Remark on how the course is split
As is common in Data Science, you will likely find yourself as a bridge between domain specialists and (computing) methodology specialists. In the case of this course, it is expected and normal that discussion section leaders will not know specifics of your code (or even know the language you are coding in!). You will have both (1) office hours with a methodology expert and (2) office hours and discussion with domain experts. As such, it is up to you to formulate your questions for the appropriate audience (domain expert or computing expert), so that you can adequately communicate with them to solve the problem you are facing.
Weekly HW on the lecture component of the course is meant to reinforce lecture topics enough to enable you to apply the topics to the domain-specific project. This HW is worked on individually.
Replication of a result in chosen domain
These assignments serve the dual purpose of introducing you to your domain of choice, as well as helping you learn the mechanics of putting together a project in your specific domain. Your output will serve “starter code” for your own project work in Q2. This output generally falls into the following categories:
- Literature review (written report)
- Exploratory data analysis of dataset (written report)
- Result replication (written report)
- Data acquisition + cleaning (code)
- Full project pipeline (code)
This HW is worked on individually
The final course deliverable is a project proposal for the second quarter project. This proposal (along with the project itself) will be worked on in small groups.
- Written proposal (with background research)
- Skeleton project workflow / github repository / page.
- Elevator pitch (video on Piazza)
This proposal (along with the project itself) will be worked on in small groups.
Assessments and Grades
The course grade will be computed using the following proportions:
|Component||% of Grade|
|Discussion Section Participation||10%|
|Domain result replication (3 reports)||30%|
|Domain result replication (workflow)||20%|
Collaboration Policy and Academic Integrity
In DSC 180, we expect you to work hard and engage with material that originates outside the academic walls. All ideas and work must be your own, that of your approved group, or properly cited. Act with integrity and don’t cheat.
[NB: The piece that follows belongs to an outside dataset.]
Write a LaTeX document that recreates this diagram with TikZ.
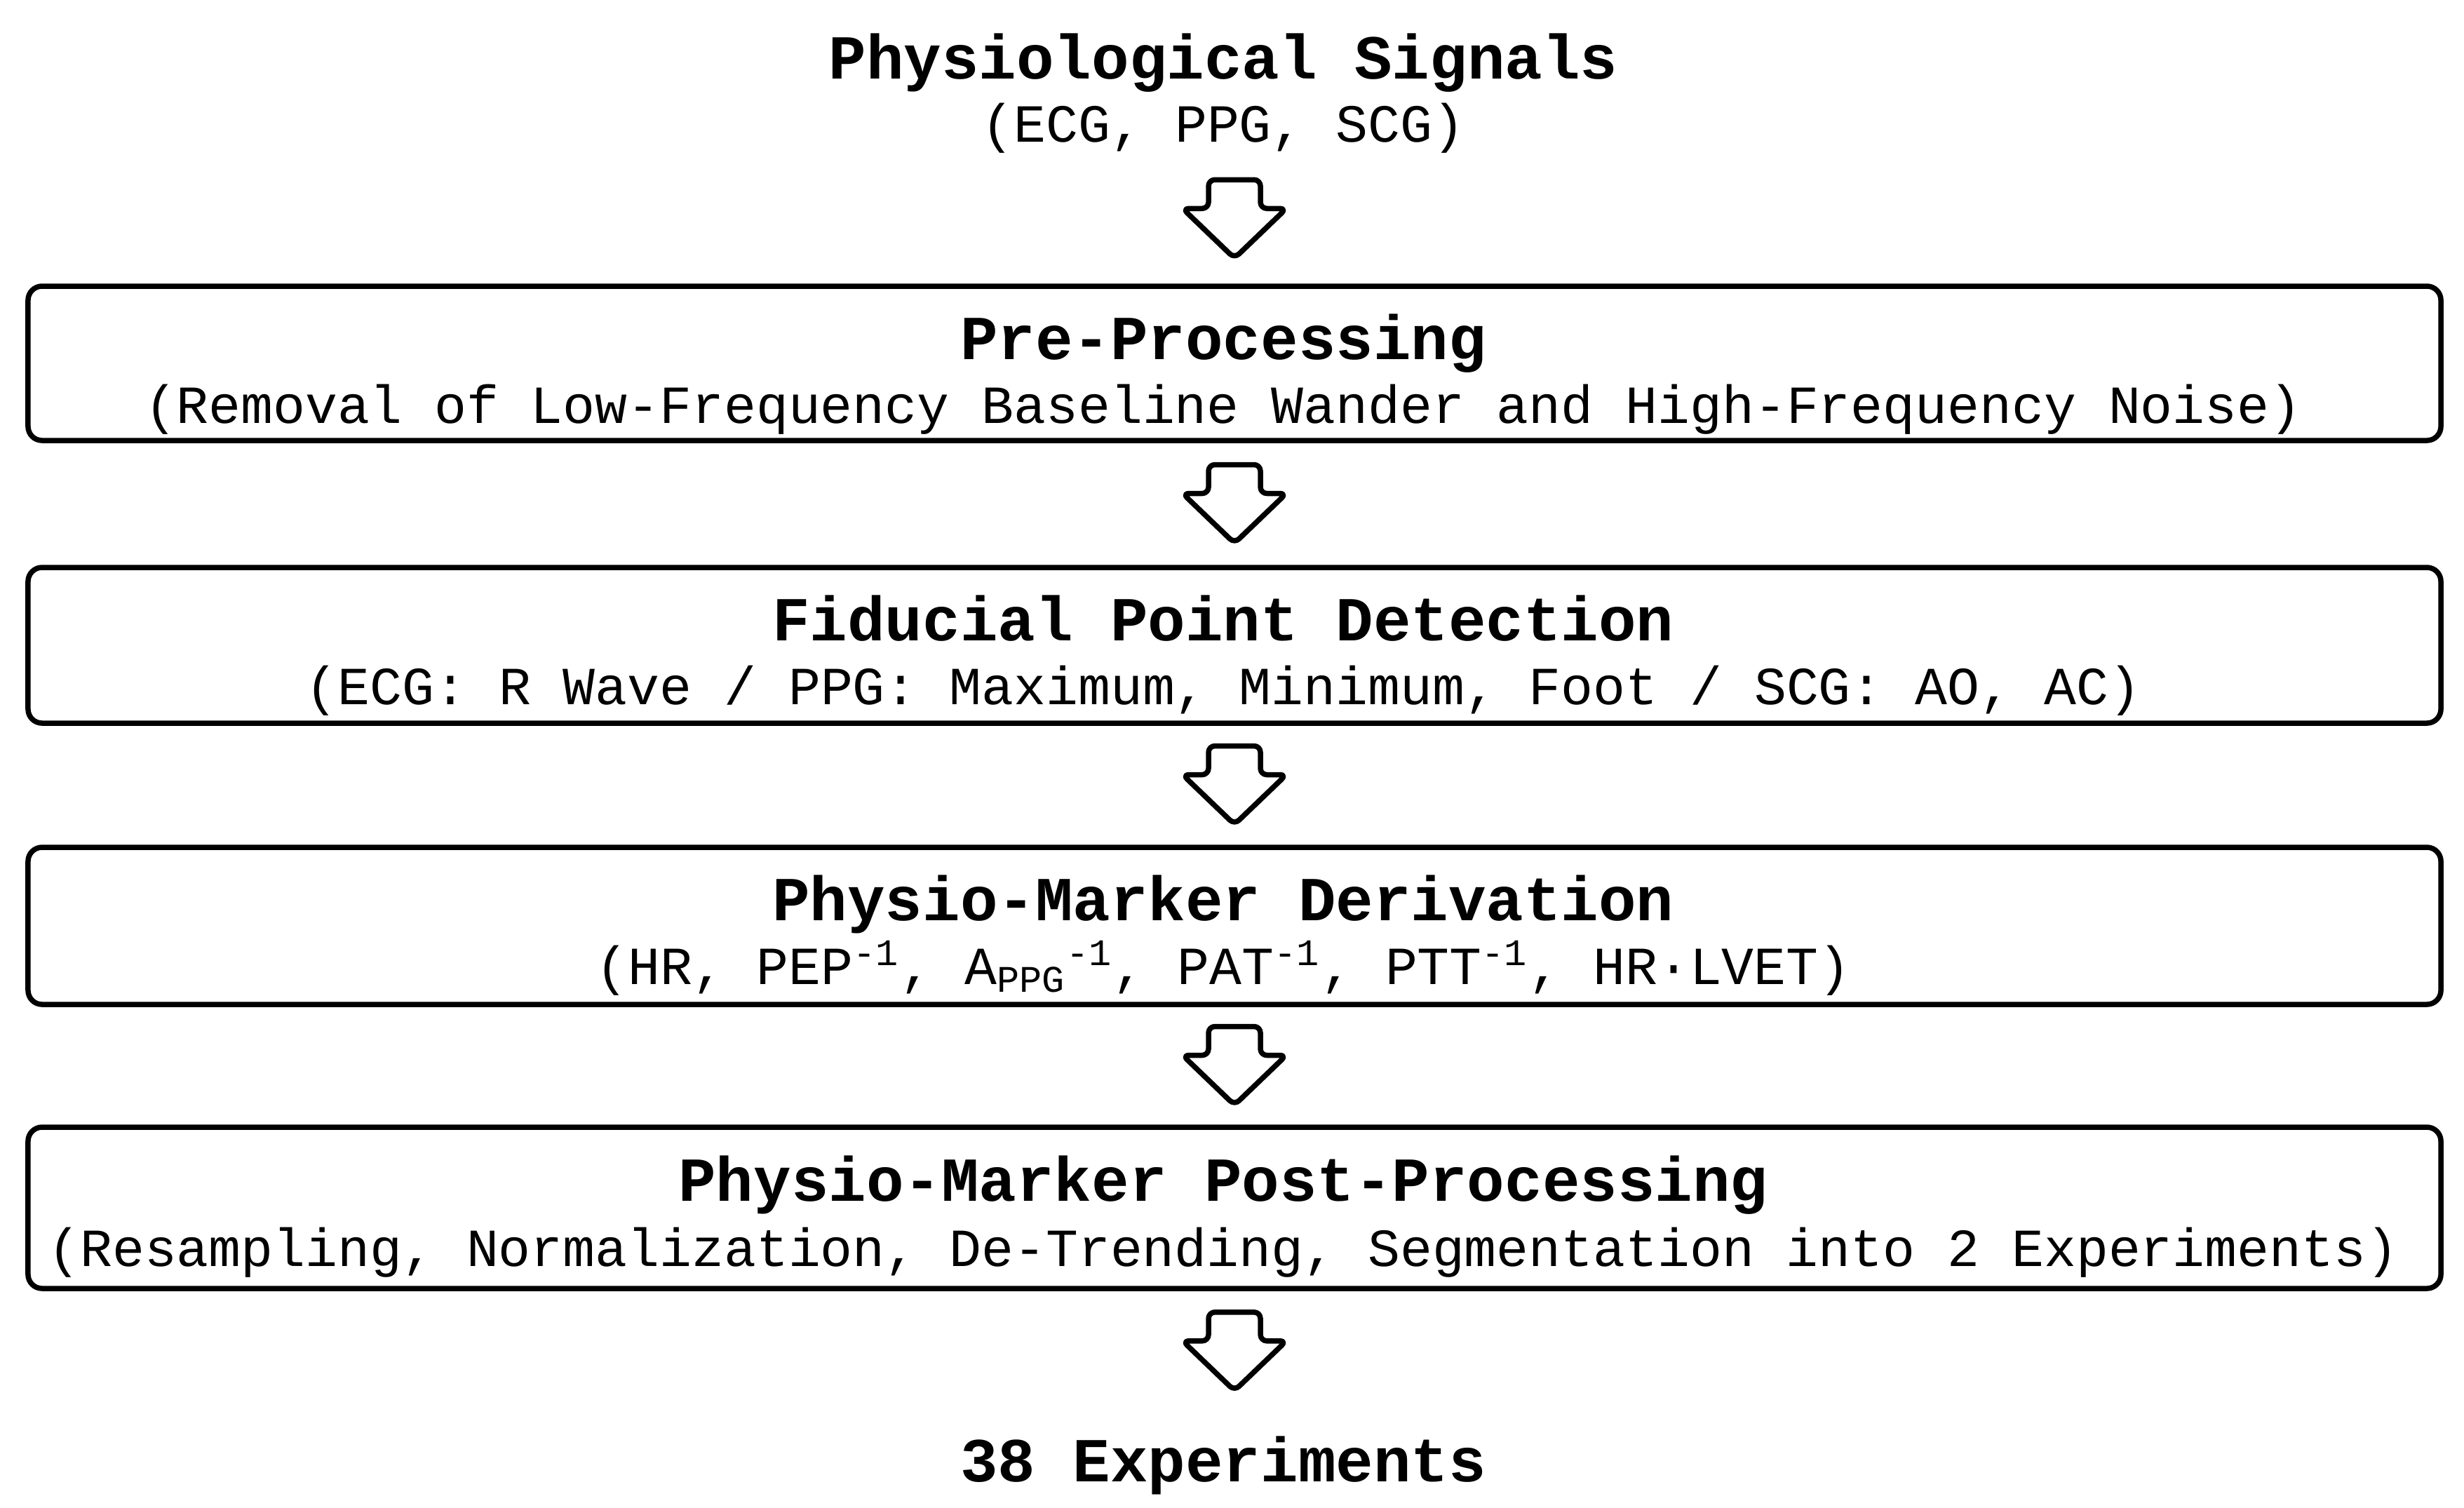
\documentclass[tikz,border=0pt]{standalone}
\usepackage{fontspec}
\setmainfont{Liberation Mono}
\usetikzlibrary{calc}
\begin{document}
\begin{tikzpicture}[x=0.2pt,y=-0.2pt,
  box/.style={draw, line width=1.5pt, rounded corners=4pt, minimum width=688pt, inner sep=0pt},
  ttl/.style={anchor=base, inner sep=0pt, font=\bfseries\fontsize{17.85pt}{21pt}\selectfont},
  sub/.style={anchor=base, inner sep=0pt, font=\fontsize{15.3pt}{18pt}\selectfont},
  blockarrow/.pic={\draw[line width=1.5pt, rounded corners=1.8pt, line join=round]
    (0,-56) -- (37,-56) -- (37,-15) -- (74,-15) -- (0,56) -- (-74,-15) -- (-37,-15) -- (-37,-56) -- cycle;}]
\useasboundingbox (0,0) rectangle (3513,2149);

\node[ttl] (h1) at (1744,112) {Physiological Signals};
\node[sub] (h2) at (1744,202) {(ECG, PPG, SCG)};

\node[box, minimum height=44pt] (b1) at (1760,518) {};
\node[ttl] (b1t) at (1744,512) {Pre-Processing};
\node[sub] (b1s) at (1744,603) {(Removal of Low-Frequency Baseline Wander and High-Frequency Noise)};

\node[box, minimum height=44.4pt] (b2) at (1760,920) {};
\node[ttl] (b2t) at (1744,913) {Fiducial Point Detection};
\node[sub] (b2s) at (1744,1004) {(ECG: R Wave / PPG: Maximum, Minimum, Foot / SCG: AO, AC)};

\node[box, minimum height=44.8pt] (b3) at (1760,1320) {};
\node[ttl] (b3t) at (1744,1312) {Physio-Marker Derivation};
\node[sub] (b3s) at (1744,1403) {(HR, PEP\textsuperscript{-1}, A\textsubscript{PPG}\textsuperscript{-1}, PAT\textsuperscript{-1}, PTT\textsuperscript{-1}, HR·LVET)};

\node[box, minimum height=46pt] (b4) at (1760,1722) {};
\node[ttl] (b4t) at (1744,1712) {Physio-Marker Post-Processing};
\node[sub] (b4s) at (1744,1805) {(Resampling, Normalization, De-Trending, Segmentation into 2 Experiments)};

\node[ttl] (e) at (1744,2112) {38 Experiments};

\pic at ($(b1.north)+(0,-92)$) {blockarrow};
\pic at ($(b1.south)!0.5!(b2.north)$) {blockarrow};
\pic at ($(b2.south)!0.5!(b3.north)$) {blockarrow};
\pic at ($(b3.south)!0.5!(b4.north)$) {blockarrow};
\pic at ($(b4.south)+(0,86)$) {blockarrow};
\end{tikzpicture}
\end{document}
In DSC 180 you are encouraged to use outside resources to help with your work. However, you must properly cite any concepts, writing, or code that originates from other sources. If you are unsure of whether something needs a citation, it’s best to:
- consult the domain expert for your section, and
- follow the examples in course readings.
- place code citations with the relevant link in comments.
The following activities are considered cheating and ARE NOT ALLOWED in DSC 180 (this is not an exhaustive list):
- Using or submitting either writing or code acquired from other students (except your partner, where allowed).
- Not properly citing ideas, writing, or code acquired from outside sources. (Citations are a good thing!)
- Having any other student complete any part of an assignment on your behalf.
- Completing an assignment on behalf of someone else.
The following activities are examples of appropriate collaboration and ARE ALLOWED in DSC 180:
- Discussing the general approach to understanding or solving a problem.
- Talking about debugging/cleaning strategies or issues you ran into and how you solved them.
- Using outside material with proper citations (including StackOverflow code!).